Scientifically, these networks are shedding new light on the most important scientific question of our time: "How do we represent and manipulate meaning?" Many theories of meaning have been proposed that involve mapping phrases, sounds, or images into logical calculi with formal rules of manipulation. For example, Montague semantics tries to map natural language phrases into a typed lambda calculus.
The deep learning networks naturally map input words, sounds, or images into vectors of neural activity. These vector representations exhibit a curious "algebra of meaning." For example, after training on a large English language corpus, Mikolov's Word2Vec exhibits this strange relationship: "King - Man + Woman = Queen." His network tries to predict words from their surrounding context (or vice versa). The shift of context from "The king ate his lunch" to "The queen ate her lunch" is the same as from "The man ate his lunch" to "The woman ate her lunch." The statistics of many similar sentences lead to the vector from "king" to "queen" being the same as from "man" to "woman." It also maps "prince" to "princess," "hero" to "heroine," and many other similar pairs. Other "meaning equations" include "Paris - France + Italy = Rome," "Obama - USA + Russia = Putin," "Architect - Building + Software = Programmer." In this way, these systems discover important relational information purely from the statistics of training examples.
The success of these networks can be thought of as a triumph of "distributional semantics," first proposed in the 1950s. Meaning, relations, and valid inference all arise from the statistics of experiential contexts. Similar phenomena were found in the visual domain in Radford, Metz, and Chintala's deep networks for generating images. The vector representing a smiling woman minus the woman with a neutral expression plus a neutral man produces an image of the man smiling. A man with glasses minus the man without glasses plus a woman without glasses produces an image of the woman with glasses.
Deep learning neural networks are now being applied to hundreds of important applications. A classical challenge for industrial robots is to use vision to find and pick up a desired part from a bin of disorganized parts. An industrial robot company recently reported success at this task using a deep neural network with eight hours of training. A drone company recently described a deep neural network that autonomously flies drones in complex real-world environments. Why are these advances happening now? For these networks to learn effectively, they require large training sets, often with millions of examples. This, combined with the large size of the networks, means that they also require large amounts of computational power. These systems are having a big impact now because the web is a source of large training sets and modern computers with graphics coprocessors have the power to train them.
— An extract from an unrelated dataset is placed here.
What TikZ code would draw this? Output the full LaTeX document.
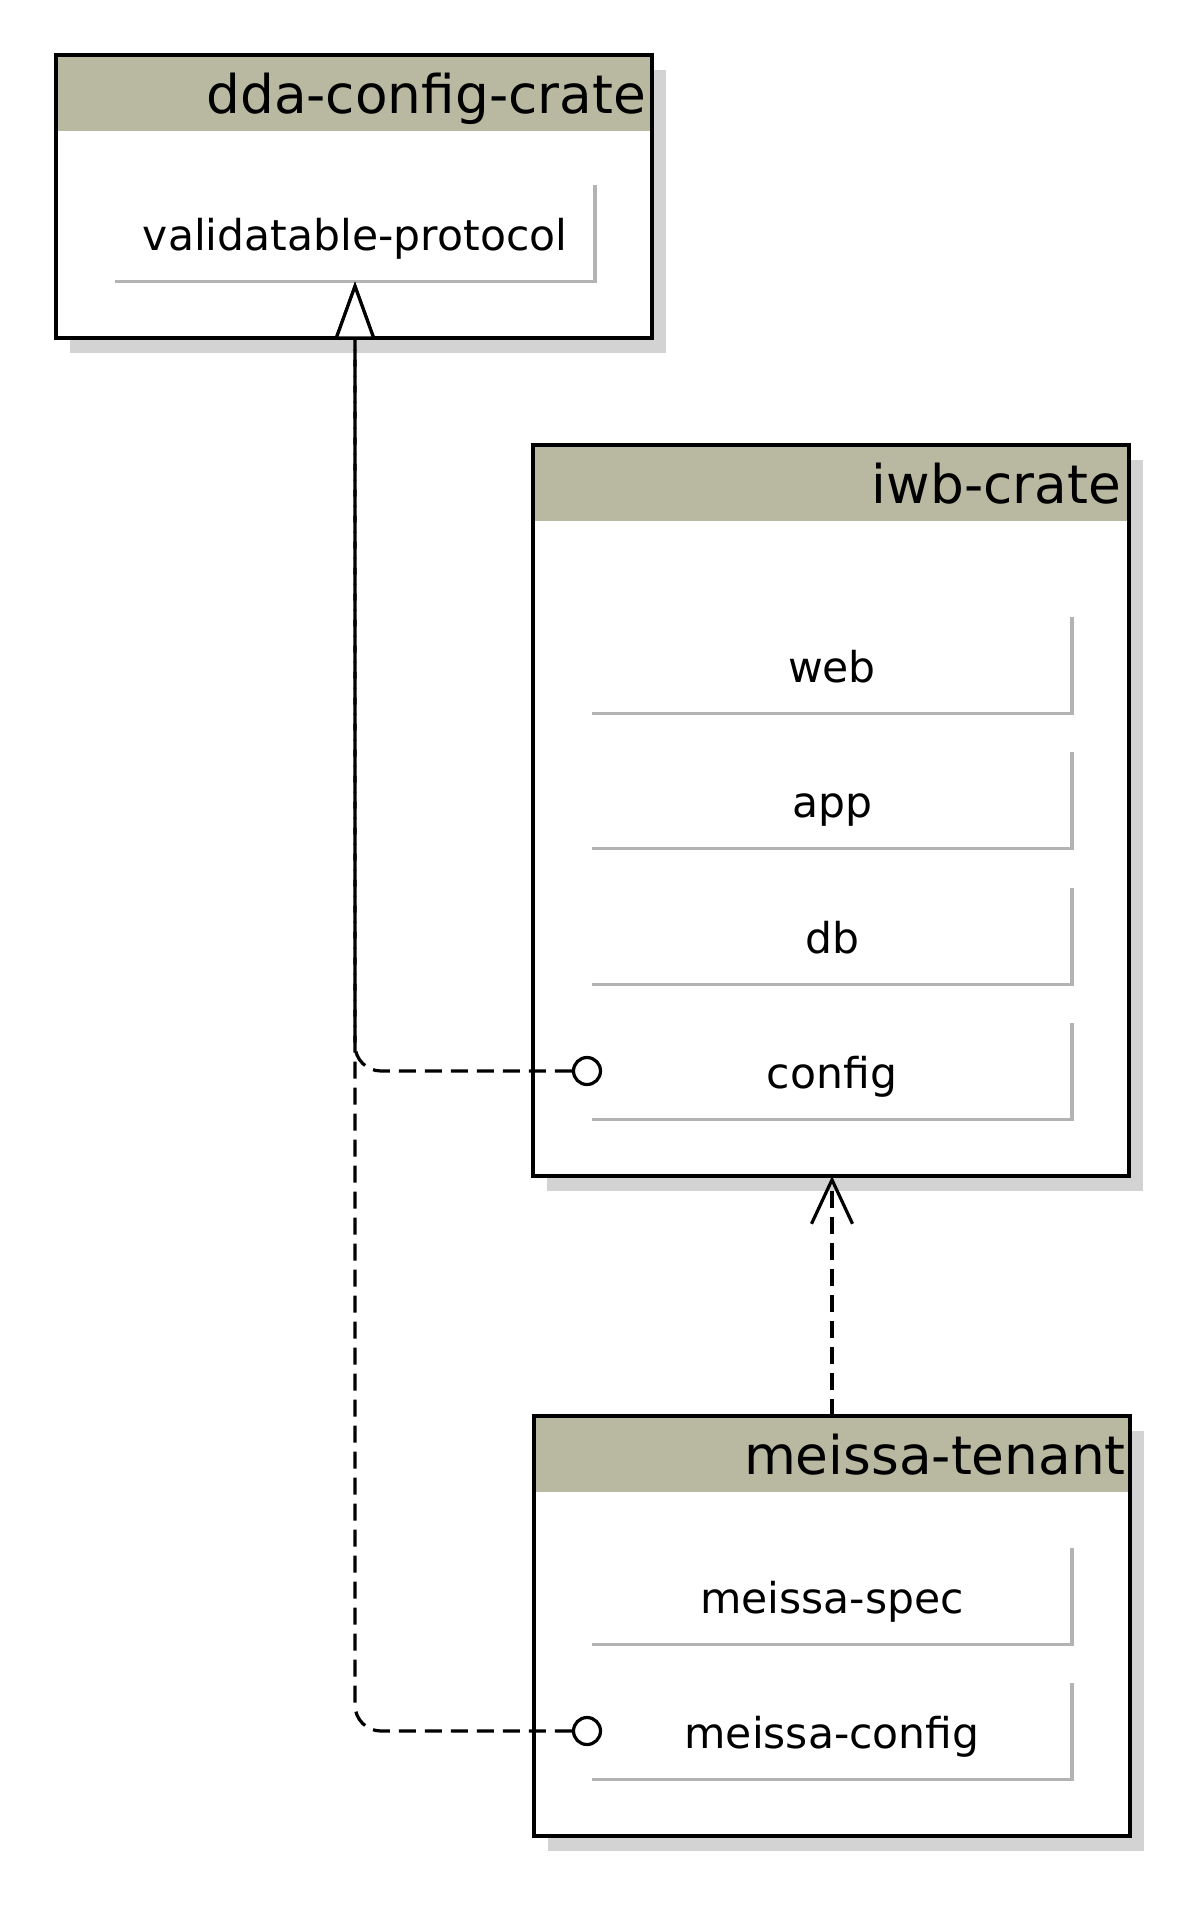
\documentclass[tikz,border=0pt]{standalone}
\usepackage{fontspec}
\setmainfont{DejaVu Sans}
\usepackage{tikz}
\usetikzlibrary{arrows.meta}
\usetikzlibrary{shadows}

\definecolor{headfill}{RGB}{184,185,160}
\definecolor{partgray}{RGB}{179,179,179}
\definecolor{shadowgray}{RGB}{211,211,211}

\tikzset{
  crate/.style={draw, line width=3.5pt, fill=white, anchor=north west,
    outer sep=0pt, inner sep=0pt, minimum width=596pt,
    drop shadow={shadow xshift=14pt, shadow yshift=-15pt,
      fill=shadowgray, opacity=1}},
  cratetitle/.style={anchor=base east, inner sep=0pt,
    font=\fontsize{53.3}{60}\selectfont},
  part/.style={minimum width=480pt, minimum height=97pt, inner sep=0pt,
    outer sep=0pt, text height=34pt, text depth=0pt,
    font=\fontsize{42.5}{50}\selectfont},
  partline/.style={draw=partgray, line width=3.2pt},
  port/.style={circle, draw, line width=3.2pt, fill=white,
    minimum size=27pt, inner sep=0pt},
  dep/.style={line width=3.2pt, dash pattern=on 17pt off 9pt},
}

\begin{document}
\begin{tikzpicture}[x=1pt, y=-1pt]
    \useasboundingbox (0,0) rectangle (1200,1907);
    \node[crate, minimum height=283pt] (dda) at (56,55) {};
    \node[crate, minimum height=731pt] (iwb) at (533,445) {};
    \node[crate, minimum height=420pt] (meissa) at (534,1416) {};
    \foreach \c in {dda, iwb, meissa}
      \fill[headfill] ([shift={(1.75,1.75)}]\c.north west)
                      rectangle ([shift={(-1.75,76)}]\c.north east);
    \node[cratetitle] (ddaname) at ([shift={(-6,58)}]dda.north east)
                                       {dda-config-crate};
    \node[cratetitle] (iwbname) at ([shift={(-8,58)}]iwb.north east)
                                       {iwb-crate};
    \node[cratetitle] (meissaname) at ([shift={(-4,58)}]meissa.north east)
                                       {meissa-tenant};

    \node[part] (proto) at (355,233) {validatable-protocol};
    \node[part] (web) at (832,665) {web};
    \node[part] (app) at (832,800) {app};
    \node[part] (db) at (832,936) {db};
    \node[part] (config) at (832,1071) {config};
    \node[part] (spec) at (832,1596) {meissa-spec};
    \node[part] (mconfig) at (832,1731) {meissa-config};
    \foreach \p in {proto, web, app, db, config, spec, mconfig}
      \draw[partline] (\p.south west) -- (\p.south east) -- (\p.north east);

    \node[port] (configport) at ([xshift=-5]config.west) {};
    \node[port] (mconfigport) at ([xshift=-5]mconfig.west) {};

    \draw[dep, rounded corners=26pt,
          -{Triangle[length=58pt, width=41pt, fill=white, line width=3.2pt]}]
      (configport.west) -- (configport.west -| proto.south) -- (proto.south);
    \draw[dep, rounded corners=26pt,
          -{Triangle[length=58pt, width=41pt, fill=white, line width=3.2pt]}]
      (mconfigport.west) -- (mconfigport.west -| proto.south) -- (proto.south);
    \draw[dep, -{Straight Barb[length=44pt, width=41pt, line width=3.2pt]}]
      (meissa.north) -- (meissa.north |- iwb.south);
\end{tikzpicture}
\end{document}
Where is this going? Expect these networks to soon be applied to every conceivable application. Several recent university courses on deep learning have posted their students' class projects. In just a few months, hundreds of students were able to use these technologies to solve a wide variety of problems that would have been regarded as major research programs a decade ago. We are in a kind of "Cambrian explosion" of these networks right now. Groups all over the world are experimenting with different sizes, structures, and training techniques and other groups are building hardware to make them more efficient.
All of this is very exciting but it also means that artificial intelligence is likely to soon have a much bigger impact on our society. We must work to ensure that these systems have a beneficial effect and to create social structures that help to integrate the new technologies. Many of the contest-winning networks are "feedforward" from input to output. These typically perform classification or evaluation of their inputs and don't invent or create anything. More recent networks are "recurrent nets" which can be trained by "reinforcement learning" to take actions to best achieve rewards. This kind of system is better able to discover surprising or unexpected ways of achieving an outcome. The next generation of network will create world models and do detailed reasoning to choose optimal actions. That class of system must be designed very carefully to avoid unexpected undesirable behaviors. We must very carefully choose the goals that we ask these systems to optimize. If we are able to develop the scientific understanding and social will to guide these developments in a beneficial direction, the future is very bright indeed!